The Hungarian case is particularly sensitive because it sits at the intersection of energy dependence, Russian influence and alliance geography. Budapest’s long-maintained ties with Moscow have been reinforced by Hungary’s continued reliance on Russian energy, a factor visible again in Orbán’s recent confrontation with Kyiv and Brussels over disrupted oil flows through the Druzhba pipeline. Orbán has linked his opposition to Ukraine support with that dispute, deepening the impression that the Kremlin retains leverage over a government inside both NATO and the EU.

At the same time, the domestic political context in Hungary is changing. Opposition Tisza party, led by Péter Magyar, has retained a lead over Fidesz as the election approaches, even if the margin has narrowed. That has increased the importance of the election not only for Hungary’s internal trajectory but for Europe’s security environment.
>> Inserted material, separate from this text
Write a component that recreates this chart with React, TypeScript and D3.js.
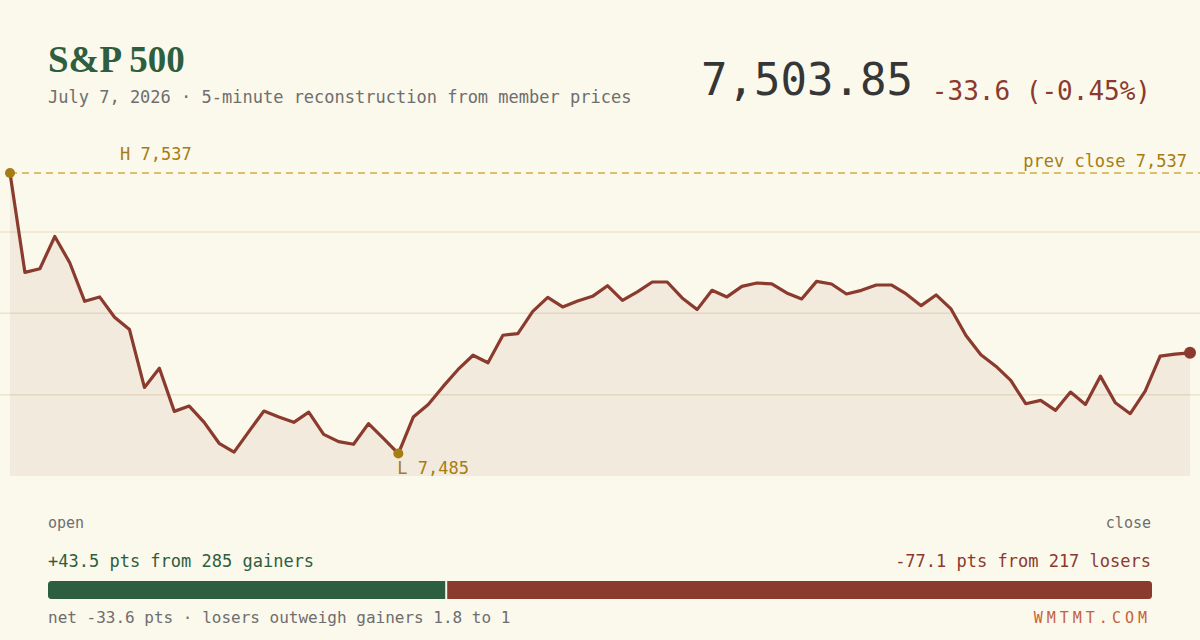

A weakened or defeated Orbán would remove Russia’s most reliable obstructive partner inside EU decision-making. An Orbán victory, by contrast, would be read in many European capitals as confirmation that Moscow can still rely on a friendly government within the Western institutional system.
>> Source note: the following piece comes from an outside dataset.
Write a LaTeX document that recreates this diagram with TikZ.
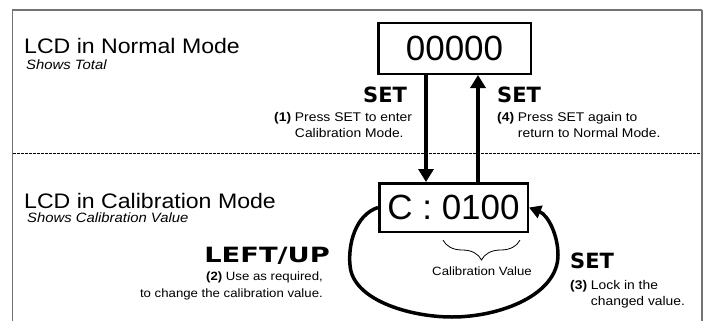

The wider significance of the Washington Post report is therefore not limited to one allegation about one foreign minister. It points to a structural vulnerability in Europe’s defence and political architecture: the assumption that formal membership of NATO and the EU necessarily means strategic reliability. In practice, the war in Ukraine has shown that adversaries do not need to fracture the alliance from outside if they can exploit veto points, dependencies and political sympathisers from within.

That is the real defence story in Hungary. The issue is no longer simply whether Orbán is difficult, disruptive or sympathetic to Moscow. The question increasingly being asked in allied capitals is whether Hungary under Orbán still behaves as a dependable member of the Western security community when the central strategic challenge facing Europe remains Russian aggression. If the answer to that question becomes uncertain, then the consequences will extend well beyond Hungary’s election campaign and into the future credibility of allied deterrence itself.